Problem details: Write each line of the material exactly as given, from the top through the line that contains "from bokeh.resources import INLINE", and omit all pictures.

--- --- ---

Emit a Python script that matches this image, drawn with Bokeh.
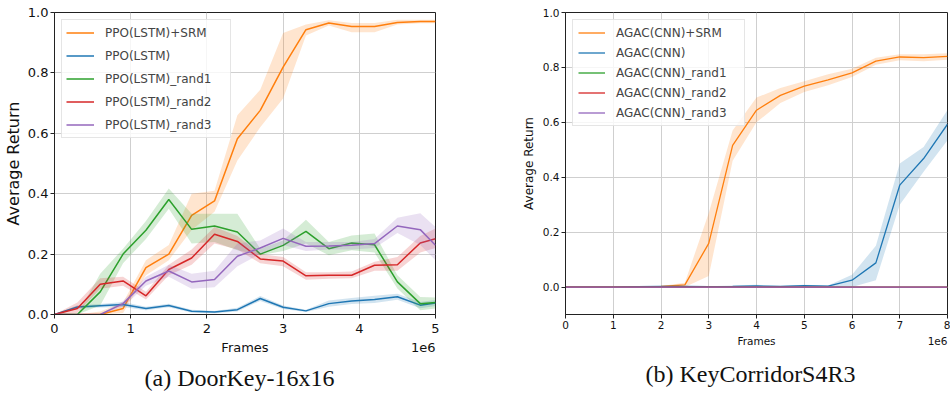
from bokeh.plotting import figure
from bokeh.models import Legend, LegendItem, Title, FixedTicker, Range1d, LinearAxis
from bokeh.layouts import row
from bokeh.embed import file_html
from bokeh.resources import INLINE

# ---------------- data: DoorKey-16x16 (frames in 1e6) ----------------
a_x = [0, 0.3, 0.6, 0.9, 1.2, 1.5, 1.8, 2.1, 2.4, 2.7, 3.0, 3.3, 3.6, 3.9, 4.2, 4.5, 4.8, 5.0]
a_srm = [0, 0, 0, .02, .155, .20, .328, .376, .582, .676, .819, .943, .965, .954, .954, .967, .970, .970]
a_srm_lo = [0, 0, 0, .005, .13, .18, .28, .34, .51, .62, .715, .924, .957, .935, .935, .96, .964, .964]
a_srm_hi = [0, 0, .01, .04, .18, .23, .40, .41, .66, .744, .932, .96, .974, .965, .965, .976, .976, .976]
a_base = [0, .025, .029, .033, .02, .03, .011, .008, .016, .053, .024, .012, .036, .045, .05, .059, .031, .038]
a_base_lo = [0, .019, .023, .025, .014, .024, .006, .004, .010, .045, .018, .008, .026, .035, .038, .049, .021, .028]
a_base_hi = [0, .031, .035, .041, .026, .036, .016, .012, .022, .061, .030, .016, .046, .055, .062, .069, .041, .048]
a_r1 = [0, 0, .075, .2, .279, .381, .282, .293, .273, .2, .229, .275, .218, .237, .231, .108, .036, .04]
a_r1_lo = [0, 0, .03, .17, .25, .35, .235, .24, .213, .196, .21, .235, .196, .213, .205, .086, .014, .02]
a_r1_hi = [0, 0, .135, .218, .31, .417, .334, .334, .334, .218, .245, .314, .24, .262, .268, .13, .058, .056]
a_r2 = [0, .02, .1, .111, .062, .149, .187, .266, .242, .184, .177, .128, .13, .13, .163, .165, .237, .251]
a_r2_lo = [0, .005, .085, .095, .05, .13, .165, .235, .215, .17, .16, .115, .118, .12, .145, .145, .205, .22]
a_r2_hi = [0, .04, .12, .125, .075, .165, .215, .29, .26, .2, .19, .14, .14, .142, .175, .19, .26, .285]
a_r3 = [0, 0, 0, .036, .111, .144, .108, .116, .193, .22, .252, .226, .227, .229, .235, .293, .281, .229]
a_r3_lo = [0, 0, 0, .025, .095, .125, .085, .09, .16, .2, .23, .21, .215, .215, .22, .27, .23, .18]
a_r3_hi = [0, 0, 0, .045, .125, .165, .135, .145, .235, .245, .285, .24, .24, .24, .25, .32, .335, .29]
a_labels = ["PPO(LSTM)+SRM", "PPO(LSTM)", "PPO(LSTM)_rand1", "PPO(LSTM)_rand2", "PPO(LSTM)_rand3"]
a_xticks = [0, 1, 2, 3, 4, 5]
a_xtick_labels = ["0", "1", "2", "3", "4", "5"]
a_yticks = [0.0, 0.2, 0.4, 0.6, 0.8, 1.0]
a_ytick_labels = ["0.0", "0.2", "0.4", "0.6", "0.8", "1.0"]

# ---------------- data: KeyCorridorS4R3 (frames in 1e6) ----------------
b_x = [0, 0.5, 1, 1.5, 2, 2.5, 3, 3.5, 4, 4.5, 5, 5.5, 6, 6.5, 7, 7.5, 8]
b_srm = [0, 0, 0, .001, .002, .008, .159, .516, .644, .698, .732, .755, .78, .823, .838, .836, .84]
b_srm_lo = [0, 0, 0, 0, 0, 0, .04, .46, .6, .67, .71, .735, .765, .81, .826, .822, .828]
b_srm_hi = [0, 0, 0, .002, .004, .016, .27, .57, .69, .725, .75, .775, .795, .835, .848, .848, .852]
b_base = [0, 0, 0, .001, .002, .002, .001, .002, .004, .002, .005, .003, .025, .088, .371, .468, .593]
b_base_lo = [0, 0, 0, 0, 0, 0, 0, 0, 0, 0, 0, 0, 0, .025, .30, .42, .535]
b_base_hi = [0, 0, 0, .002, .004, .004, .003, .006, .008, .004, .008, .006, .045, .15, .45, .51, .645]
b_r1 = [0] * 17
b_r2 = [0] * 17
b_r3 = [0] * 17
b_labels = ["AGAC(CNN)+SRM", "AGAC(CNN)", "AGAC(CNN)_rand1", "AGAC(CNN)_rand2", "AGAC(CNN)_rand3"]
b_xticks = [0, 1, 2, 3, 4, 5, 6, 7, 8]
b_xtick_labels = ["0", "1", "2", "3", "4", "5", "6", "7", "8"]
b_yticks = [0.0, 0.2, 0.4, 0.6, 0.8, 1.0]
b_ytick_labels = ["0.0", "0.2", "0.4", "0.6", "0.8", "1.0"]

COLORS = ["#ff7f0e", "#1f77b4", "#2ca02c", "#d62728", "#9467bd"]
FONT = "DejaVu Sans"
INK = "#111111"
SPINE = "#222222"


def style_axis(ax, fs):
    ax.major_label_text_font = FONT
    ax.major_label_text_font_size = fs
    ax.major_label_text_color = INK
    ax.axis_label_text_font = FONT
    ax.axis_label_text_font_style = "normal"
    ax.axis_label_text_color = INK
    ax.minor_tick_line_color = None


def build(x, series, labels, xr, yr, xticks, xtl, yticks, ytl, caption, cfg):
    p = figure(frame_width=cfg["fw"], frame_height=302,
               x_range=Range1d(*xr), y_range=Range1d(*yr),
               output_backend="svg", toolbar_location=None, title_location=None,
               min_border_left=cfg["bl"], min_border_right=cfg["br"],
               min_border_top=12, min_border_bottom=86,
               background_fill_color="white", border_fill_color="white")
    items = []
    for (y, lo, hi), lab, col in zip(series, labels, COLORS):
        if lo is not None:
            p.varea(x=x, y1=lo, y2=hi, fill_color=col, fill_alpha=0.2)
        r = p.line(x=x, y=y, line_color=col, line_width=cfg["lw"])
        items.append(LegendItem(label=lab, renderers=[r]))
    leg = Legend(items=items, location="top_left", margin=cfg["lm"], padding=cfg["lp"],
                 glyph_width=cfg["gw"], glyph_height=cfg["gh"], label_height=cfg["gh"],
                 spacing=cfg["sp"], label_standoff=11, label_width=cfg["lwid"],
                 label_text_font=FONT, label_text_font_size="12px",
                 border_line_color="#cccccc", border_line_width=1,
                 background_fill_color="white", background_fill_alpha=0.8)
    p.add_layout(leg)

    for ax, ticks, tl in ((p.xaxis[0], xticks, xtl), (p.yaxis[0], yticks, ytl)):
        ax.ticker = FixedTicker(ticks=ticks)
        ax.major_label_overrides = {t: s for t, s in zip(ticks, tl)}
        style_axis(ax, cfg["tfs"])
        ax.axis_line_color = SPINE
        ax.major_tick_line_color = SPINE
        ax.major_tick_out = 4
        ax.major_tick_in = 0
    p.xaxis[0].major_label_standoff = cfg["xls"]
    p.yaxis[0].major_label_standoff = 2
    p.yaxis[0].axis_label = "Average Return"
    p.yaxis[0].axis_label_text_font_size = cfg["ylfs"]
    p.yaxis[0].axis_label_standoff = cfg["yas"]
    p.grid.grid_line_color = "#cfcfcf"
    p.grid.grid_line_width = 1
    p.outline_line_color = SPINE
    p.outline_line_width = 1

    # second row under the tick labels: axis title "Frames" (centred) and the "1e6" scale note (right)
    span = xr[1] - xr[0]
    mid = xr[0] + span / 2
    e6_pos = xr[1] - span * cfg["e6w"] / 2 / cfg["fw"]
    ax2 = LinearAxis(ticker=FixedTicker(ticks=[mid, e6_pos]),
                     major_label_overrides={mid: "Frames", e6_pos: "1e6"},
                     axis_line_color=None, major_tick_line_color=None,
                     major_tick_out=0, major_tick_in=0,
                     major_label_standoff=cfg["fls"])
    style_axis(ax2, cfg["xlfs"])
    p.add_layout(ax2, "below")

    cap = Title(text=caption, align="left", text_font="Liberation Serif", text_font_size="24px",
                text_font_style="normal", text_color=INK, standoff=cfg["cs"], offset=cfg["co"])
    p.add_layout(cap, "below")
    return p


cfg_a = dict(fw=381, bl=54, br=70, lw=1.5, lm=7, lp=4, gw=28, gh=17, sp=6, lwid=121,
             tfs="13px", xlfs="13px", ylfs="16px", yas=2, xls=5, fls=4, e6w=24.5, cs=11, co=90)
cfg_b = dict(fw=382, bl=60, br=3, lw=1.3, lm=7, lp=5, gw=27, gh=15, sp=5, lwid=123,
             tfs="10.5px", xlfs="10.5px", ylfs="12px", yas=4, xls=2, fls=3, e6w=19.8, cs=18, co=80)

p1 = build(a_x, [(a_srm, a_srm_lo, a_srm_hi), (a_base, a_base_lo, a_base_hi),
                 (a_r1, a_r1_lo, a_r1_hi), (a_r2, a_r2_lo, a_r2_hi), (a_r3, a_r3_lo, a_r3_hi)],
           a_labels, (0, 5), (0, 1), a_xticks, a_xtick_labels, a_yticks, a_ytick_labels,
           "(a) DoorKey-16x16", cfg_a)
p2 = build(b_x, [(b_srm, b_srm_lo, b_srm_hi), (b_base, b_base_lo, b_base_hi),
                 (b_r1, None, None), (b_r2, None, None), (b_r3, None, None)],
           b_labels, (0, 8), (-0.1, 1.0), b_xticks, b_xtick_labels, b_yticks, b_ytick_labels,
           "(b) KeyCorridorS4R3", cfg_b)

layout = row(p1, p2)
open("out.html", "w").write(file_html(layout, INLINE))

--- --- ---

The output:
Emit a Python script that matches this image, drawn with Bokeh.
from bokeh.plotting import figure
from bokeh.models import Legend, LegendItem, Title, FixedTicker, Range1d, LinearAxis
from bokeh.layouts import row
from bokeh.embed import file_html
from bokeh.resources import INLINE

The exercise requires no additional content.